A few years on, the ability to write well seems – somewhat surprisingly – more important than ever. Strong writers can communicate with precision in an increasingly complex world, extend their learning through the cognitively demanding act of writing, and exercise what writer David Malouf calls a 'uniquely human faculty in us, the capacity to step beyond the actual into the possible.'

For this reason, we are pleased with Queenwood's recent NAPLAN data, which indicates that our students are well-equipped to write in a meaningful, purposeful manner. Highlights of the data include:

  • Steady growth in Year 7 achievement in writing, with 98% of students now in the strong or exceeding band (compared to 71% of NSW).
  • Steady growth in Year 9 achievement, with 94% now in the strong or exceeding band (compared to 66% of NSW).
  • Considerable improvement in the Year 9 cohort, with 59% of students in the exceeding band (compared to 29% when the cohort completed NAPLAN in 2023).

The Queenwood Approach

At Queenwood, students receive writing instruction across a range of subjects, not just English. If you were to step into a PDPHE, History, Social Sciences, Science, or Design and Technology classroom — to name just a few subjects — there is every chance that you would find students learning about sentence structures, nominalisation, or the selection of appropriate verbs.

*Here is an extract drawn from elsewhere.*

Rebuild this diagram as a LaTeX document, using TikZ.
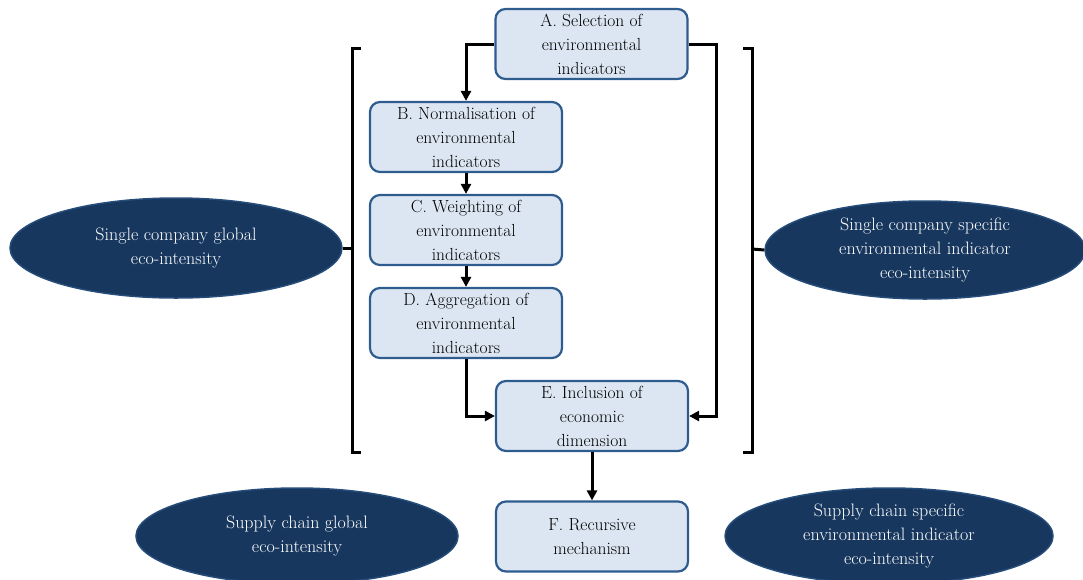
\documentclass[tikz,border=0pt]{standalone}
\usepackage{fontspec}
\usetikzlibrary{arrows.meta,shapes.geometric}
\definecolor{boxfill}{HTML}{DCE6F2}
\definecolor{boxline}{HTML}{2E5C8F}
\definecolor{ellfill}{HTML}{17375E}
\definecolor{ellline}{HTML}{264C7A}
\tikzset{
  stepbox/.style={draw=boxline, fill=boxfill, line width=2.2pt, rounded corners=10pt,
    minimum width=192pt, minimum height=70pt, align=center, inner sep=2pt,
    font=\fontsize{17.5}{24}\selectfont},
  ell/.style={ellipse, draw=ellline, fill=ellfill, line width=1.5pt, text=white,
    align=center, inner sep=0pt, font=\fontsize{18}{24}\selectfont},
  arr/.style={line width=3pt, -{Triangle[length=10pt,width=10pt]}},
  brk/.style={line width=3pt},
}
\begin{document}
\begin{tikzpicture}[x=1pt,y=-1pt]
\useasboundingbox (0,0) rectangle (1083,579);
% boxes
\node[stepbox] (A) at (591.5,44) {A. Selection of\\environmental\\indicators};
\node[stepbox] (B) at (466,137) {B. Normalisation of\\environmental\\indicators};
\node[stepbox] (C) at (466,230) {C. Weighting of\\environmental\\indicators};
\node[stepbox] (D) at (466,323) {D. Aggregation of\\environmental\\indicators};
\node[stepbox] (E) at (592,416) {E. Inclusion of\\economic\\dimension};
\node[stepbox] (F) at (592,536.5) {F. Recursive\\mechanism};
% ellipses
\node[ell, minimum width=332pt, minimum height=100pt] (L) at (176,248) {Single company global\\eco-intensity};
\node[ell, minimum width=320pt, minimum height=98pt] (R) at (925,250) {Single company specific\\environmental indicator\\eco-intensity};
\node[ell, minimum width=322pt, minimum height=96pt] (SL) at (297,536) {Supply chain global\\eco-intensity};
\node[ell, minimum width=328pt, minimum height=96pt] (SR) at (889,536) {Supply chain specific\\environmental indicator\\eco-intensity};
% connectors
\draw[arr] (A.west) -| (B.north);
\draw[arr] (A.east) -- ++(28,0) |- (E.east);
\draw[arr] (B.south) -- (C.north);
\draw[arr] (C.south) -- (D.north);
\draw[arr] (D.south) |- (E.west);
\draw[arr] (E.south) -- (F.north);
% brackets
\coordinate (lb) at (352,248);
\coordinate (rb) at (752,249);
\draw[brk] (361,48) -- (352,48) -- (352,452) -- (361,452);
\draw[brk] (lb) -- (L.east);
\draw[brk] (743,48) -- (752,48) -- (752,452) -- (743,452);
\draw[brk] (rb) -- (R.west);
\end{tikzpicture}
\end{document}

This distinctive cross-subject approach to writing instruction began in 2023, when we first partnered with the Australian Education Research Organisation (AERO) to develop a whole-secondary culture of writing instruction. Primarily, this has involved empowering teachers to cultivate learning environments rich in opportunities for students to grow as writers.

Our current Year 9 cohort started Year 7 when this was first initiated. Since then, we have seen improvement in all areas, with especially strong gains in the following skills:

  • Generating and selecting appropriate ideas for writing
  • Constructing correct, clear, and precise sentences
  • Using a range of accurate and effective words to communicate meaning

In other words, these girls write with a clarity and conviction that will serve them well throughout school, at university, in the workplace, and beyond.

Of course, we are committed to ensuring that our students' intellectual horizons extend far beyond NAPLAN. Nonetheless, the data is a welcome affirmation of our approach, the expertise of our teachers, and the admirable academic character of our students. The ability to write well is now more important than ever, and it is wonderful to see Queenwood's students growing increasingly confident as writers each and every day.